Reliability Plotting is a graphical technique that is a standard method described in some reliability textbooks. The method is used primarily for data that is problematic in one or more of the following ways: non-normal (e.g., a Fatigue-Life distribution), a mixture of distributions (e.g., the distribution looks bi-modal when arranged into a histogram), low precision (e.g., a large number of identical readings in a small sample size), and/or incomplete (e.g., when a study is terminated before all on-test devices can be measured, due either to measurement equipment limitations or due to time limitations). Reliability plotting can easily handle all such situations.
This method involves first creating a probability plot (Y = %cumulative vs. X = raw data). That step and all subsequent ones can easily and automatically be performed using an Excel spreadsheet.
Why should you Attend: The most informative method for analyzing the data that results from QC, Validation, or Engineering activities is the calculation of the product's or lot's "reliability" at a chosen "confidence" level (where "reliability" means "in-specification").

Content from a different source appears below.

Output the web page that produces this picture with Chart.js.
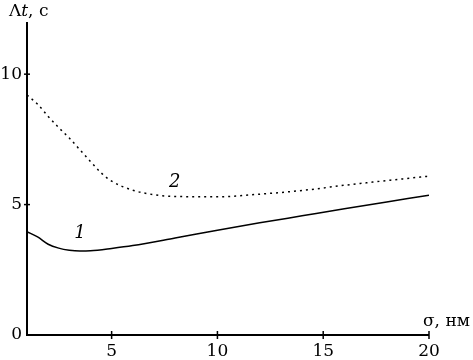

Such calculations are relatively simple when data is "normally distributed"; but if the data is non-normal and cannot be transformed to normality, then there is typically no simple way to calculate a reasonably accurate level of reliability. In such a situation, the best method for determining reliability is called "Reliability Plotting".
The output of reliability plotting is a definitive statement that the given product or lot has a specific % in-specification, which conclusion can be stated with a specific level of confidence (e.g., 95% confidence of 99% reliability, or 90% confident of 93% reliability"). Reliability plotting can be performed using an Excel spreadsheet and formulas found in almost any introductory statistics textbook.